As the tour guide showed us around he shared his story of how he came to Homeboy Industries after drug and gang involvement had plagued his life from the age of 11 until he was incarcerated in his late teens. Father Greg was the parish pastor in Boyle Heights and had gotten to know all the boys in the neighborhood (including our tour guide) and attempted to minister to them, many times to no avail. However, after over 30 years of faithfully serving that community Greg Boyle is one of the most respected people in all of LA. You can read more of his story in his book: “Tattoos on the Heart: The Power of Boundless Compassion.” He has hundreds of stories of former gang members who have turned their lives around and are now contributing to society.

After hearing about the history of the ministry we saw the rest of the facility and met some more of the staff. On any given day they will have hundreds of people going through their doors to: work, take classes to get a GED, learn a life skill, get counseling, or a dozen other things that they offer. Each year they have over 10,000 former gang members from LA County come through their doors looking for help.

In thinking through this over the past week I’m continually amazed at how God has gifted unique people to serve in unique places and make incredible impact. One difficulty we face as human beings is this innate desire to compete in everything. But the kingdom of God is to be different. I didn’t leave that place thinking that I wanted to start a ministry to rehabilitate gang members in Phoenix; rather, I praised and thanked God for Father Greg and his staff that have been specifically gifted to do so. We all desire for each of these individuals to come to a saving knowledge of Jesus Christ, and I know that there are people better equipped to get them there than me.

For each of us I hope that we look around at the creative ways God’s people are reaching
the unreached and celebrate with them. Whether you are a teacher in Phoenix, a tattoo
removal technician, a server at a restaurant, or a pastor of a church there is a common mission to see the lost be found, and each of us has been strategically placed where we are to have an impact. Even within the same industries we do different things.

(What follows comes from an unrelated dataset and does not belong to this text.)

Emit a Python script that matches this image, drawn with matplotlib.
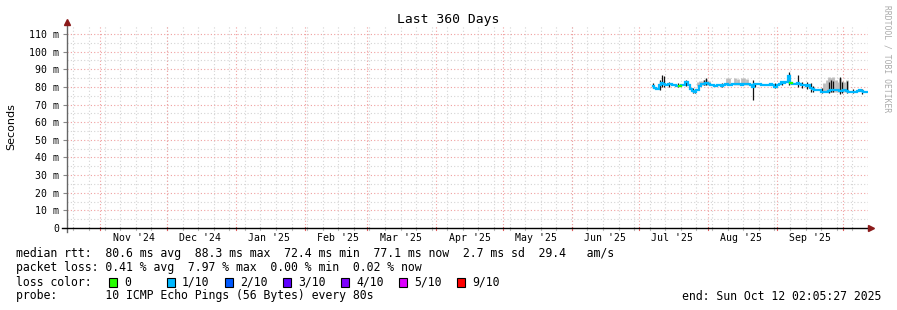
import numpy as np
import matplotlib
matplotlib.use("Agg")
from matplotlib import pyplot as plt
from matplotlib.lines import Line2D
from matplotlib.patches import Rectangle
import matplotlib.dates as mdates
from datetime import datetime, timedelta

# time window of the graph
t_start = datetime(2024, 10, 17, 2, 5, 27)
t_end = datetime(2025, 10, 12, 2, 5, 27)
data_start = datetime(2025, 7, 7, 12, 0)

# daily median rtt (ms)
median_ms = [80.5, 79.5, 79.0, 81.0, 82.0, 81.5, 81.0, 81.5, 81.5, 81.0,
             81.0, 80.5, 80.5, 81.0, 81.0, 83.0, 81.0, 79.0, 77.5, 77.0,
             78.0, 80.5, 81.5, 81.5, 82.0, 81.5, 81.0, 81.0, 80.5, 81.0,
             81.0, 80.5, 81.0, 81.5, 81.0, 81.0, 81.5, 81.5, 81.5, 81.5,
             81.0, 81.5, 81.5, 81.5, 81.0, 80.0, 81.5, 81.5, 81.5, 81.0,
             81.0, 81.0, 81.0, 81.5, 81.0, 80.0, 81.0, 81.5, 82.5, 82.0,
             83.0, 86.0, 82.0, 81.5, 81.5, 82.0, 81.5, 81.0, 81.0, 80.5,
             81.0, 79.5, 79.0, 78.5, 78.0, 78.0, 77.0, 77.0, 77.0, 77.5,
             78.0, 78.0, 78.5, 78.0, 77.5, 77.5, 78.0, 77.5, 77.0, 77.0,
             77.0, 77.0, 77.5, 78.5, 77.5, 77.0, 77.1]
# days with zero loss (green median)
zero_loss_days = [12, 62]

# dark smoke spikes: day index, low, high (ms)
spike_day = [0, 3, 4, 5, 7, 11, 15, 18, 19, 23, 24, 31, 45, 46, 55, 58, 61,
             65, 67, 69, 71, 72, 76, 79, 80, 81, 84, 85, 87, 90, 94]
spike_lo = [79.5, 78.0, 80.0, 80.0, 80.0, 80.0, 80.5, 76.5, 76.5, 81.0, 81.0,
            80.0, 72.4, 80.0, 79.5, 81.0, 81.0, 80.0, 79.5, 79.0, 77.0, 77.0,
            76.5, 76.5, 77.0, 77.0, 76.0, 76.5, 76.5, 76.5, 76.0]
spike_hi = [82.0, 84.0, 87.0, 86.0, 82.5, 82.0, 84.0, 79.5, 78.5, 84.0, 85.0,
            82.0, 84.0, 82.0, 82.0, 83.0, 88.3, 86.5, 83.0, 82.5, 82.0, 80.5,
            79.5, 83.0, 84.0, 83.5, 85.6, 82.5, 83.5, 79.0, 79.0]

# light smoke: day index, low, high (ms)
smoke_day = [20, 21, 22, 23, 24, 25, 33, 34, 37, 38, 40, 41, 42,
             77, 78, 79, 80, 81, 82, 83, 84, 85, 86, 87]
smoke_lo = [80.5, 80.5, 81.0, 81.0, 81.0, 81.0, 81.0, 81.0, 81.0, 81.0, 81.0,
            81.0, 81.0, 77.0, 77.0, 77.0, 77.0, 77.0, 77.0, 77.0, 77.0, 77.0,
            77.0, 77.0]
smoke_hi = [83.0, 83.5, 83.5, 84.0, 84.5, 83.5, 85.0, 85.0, 85.0, 84.5, 85.0,
            85.0, 84.5, 82.0, 84.0, 85.5, 85.0, 85.5, 84.0, 83.0, 85.0, 83.5,
            83.0, 84.0]

loss_labels = ["0", "1/10", "2/10", "3/10", "4/10", "5/10", "9/10"]
loss_colors = ["#26ff00", "#00b8ff", "#0059ff", "#5e00ff", "#7e00ff",
               "#dd00ff", "#ff0000"]

W, H = 897, 310
mono = "DejaVu Sans Mono"


def fx(px):
    return px / W


def fy(py):
    return 1 - py / H


fig = plt.figure(figsize=(8.97, 3.10), dpi=100)
ax = fig.add_axes([fx(67), fy(228), (868 - 67) / W, (228 - 26) / H])

days = [data_start + timedelta(days=i) for i in range(len(median_ms))]
x = mdates.date2num(days)
ymax = 114.5

# grid
month_starts = [datetime(2024, m, 1) for m in (11, 12)] + \
               [datetime(2025, m, 1) for m in range(1, 11)]
weeks = []
d = datetime(2024, 10, 20)
while d < t_end:
    weeks.append(d)
    d += timedelta(days=7)
for w in weeks:
    ax.axvline(w, color="#d4d4d4", lw=0.8, ls=(0, (1, 2)), zorder=0)
for yv in np.arange(5, 115, 10):
    ax.axhline(yv, color="#d4d4d4", lw=0.8, ls=(0, (1, 2)), zorder=0)
for m in month_starts:
    ax.axvline(m, color="#f0a0a0", lw=0.8, ls=(0, (1, 2)), zorder=0.5)
for yv in np.arange(10, 115, 10):
    ax.axhline(yv, color="#f0a0a0", lw=0.8, ls=(0, (1, 2)), zorder=0.5)

# smoke and median
ax.vlines(x[smoke_day], smoke_lo, smoke_hi, color="#bdbdbd", lw=2.0, zorder=2)
ax.vlines(x[spike_day], spike_lo, spike_hi, color="#111111", lw=0.9, zorder=3)
ax.plot(x, median_ms, color=loss_colors[1], lw=1.6, drawstyle="steps-mid",
        zorder=4, solid_joinstyle="miter")
for i in zero_loss_days:
    ax.plot([x[i] - 0.5, x[i] + 0.5], [median_ms[i]] * 2,
            color=loss_colors[0], lw=1.6, zorder=5)

ax.set_xlim(t_start, t_end)
ax.set_ylim(0, ymax)
for s in ax.spines.values():
    s.set_visible(False)

yt = np.arange(0, 111, 10)
ax.set_yticks(yt)
ax.set_yticklabels(["0"] + ["%d m" % v for v in yt[1:]], fontfamily=mono,
                   fontsize=7.1)
ax.tick_params(axis="y", length=3, width=0.8, color="#888888", pad=2.5)
ax.set_xticks([])

# month labels centred on the 16th
for m in month_starts[:-1]:
    mid = m.replace(day=16)
    ax.text(mid, -0.048, m.strftime("%b '%y"), transform=ax.get_xaxis_transform(),
            ha="center", va="center", fontfamily=mono, fontsize=7.1)

# axis lines with small ticks
fig.add_artist(Line2D([fx(67), fx(67)], [fy(232), fy(24)], color="#666666",
                      lw=1.0))
fig.add_artist(Line2D([fx(62), fx(870)], [fy(228), fy(228)], color="black",
                      lw=1.0))
for w in weeks:
    ax.plot([w, w], [-1.2, 0.8], color="#bbbbbb", lw=0.8, clip_on=False)
for m in month_starts:
    ax.plot([m, m], [-1.2, 0.8], color="#e06060", lw=0.8, clip_on=False)
fig.add_artist(Line2D([fx(67)], [fy(22)], marker="^", markersize=4.5,
                      color="#8b1a1a", lw=0))
fig.add_artist(Line2D([fx(871)], [fy(228)], marker=">", markersize=4.5,
                      color="#8b1a1a", lw=0))

fig.text(fx(448), fy(19), "Last 360 Days", ha="center", va="center",
         fontfamily=mono, fontsize=9.4)
fig.text(fx(11), fy(127), "Seconds", rotation=90, ha="center", va="center",
         fontfamily="DejaVu Sans", fontsize=8)
fig.text(fx(887), fy(5), "RRDTOOL / TOBI OETIKER", rotation=270, ha="center",
         va="top", fontfamily=mono, fontsize=5.8, color="#aaaaaa")

# legend block
lfs = 8.3
fig.text(fx(16), fy(254), "median rtt:  80.6 ms avg  88.3 ms max  72.4 ms min  "
         "77.1 ms now  2.7 ms sd  29.4   am/s", ha="left", va="center",
         fontfamily=mono, fontsize=lfs)
fig.text(fx(16), fy(268), "packet loss: 0.41 % avg  7.97 % max  0.00 % min  "
         "0.02 % now", ha="left", va="center", fontfamily=mono, fontsize=lfs)
fig.text(fx(16), fy(282), "loss color:", ha="left", va="center",
         fontfamily=mono, fontsize=lfs)
for k, (lab, col) in enumerate(zip(loss_labels, loss_colors)):
    sx = 109 + 58 * k
    fig.add_artist(Rectangle((fx(sx), fy(286.5)), 8 / W, 9 / H,
                             facecolor=col, edgecolor="black", lw=0.8))
    fig.text(fx(sx + 15), fy(282), lab, ha="left", va="center",
             fontfamily=mono, fontsize=lfs)
fig.text(fx(16), fy(296), "probe:       10 ICMP Echo Pings (56 Bytes) every 80s",
         ha="left", va="center", fontfamily=mono, fontsize=lfs)
fig.text(fx(881), fy(296), "end: Sun Oct 12 02:05:27 2025", ha="right",
         va="center", fontfamily=mono, fontsize=lfs)

fig.savefig("out.png", dpi=100)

As I mentioned I was there with pastors from 7 different churches (Bell Rd. Church, Desert Springs Bible, Desert City, City View, Roosevelt Community, and All Souls Church), all of whom have been called by God to different parts of the valley, to minister to different groups of people, doing so in different ways, but we are all united. I loved praying with them, fellowshipping with them, processing life and ministry with them, and seeing if there are ways that we can change our city together. I believe that we will. I also believe that each of us will change it in unique ways. Sharing a common mission to see people come to know Jesus, but going about it in uncommon ways.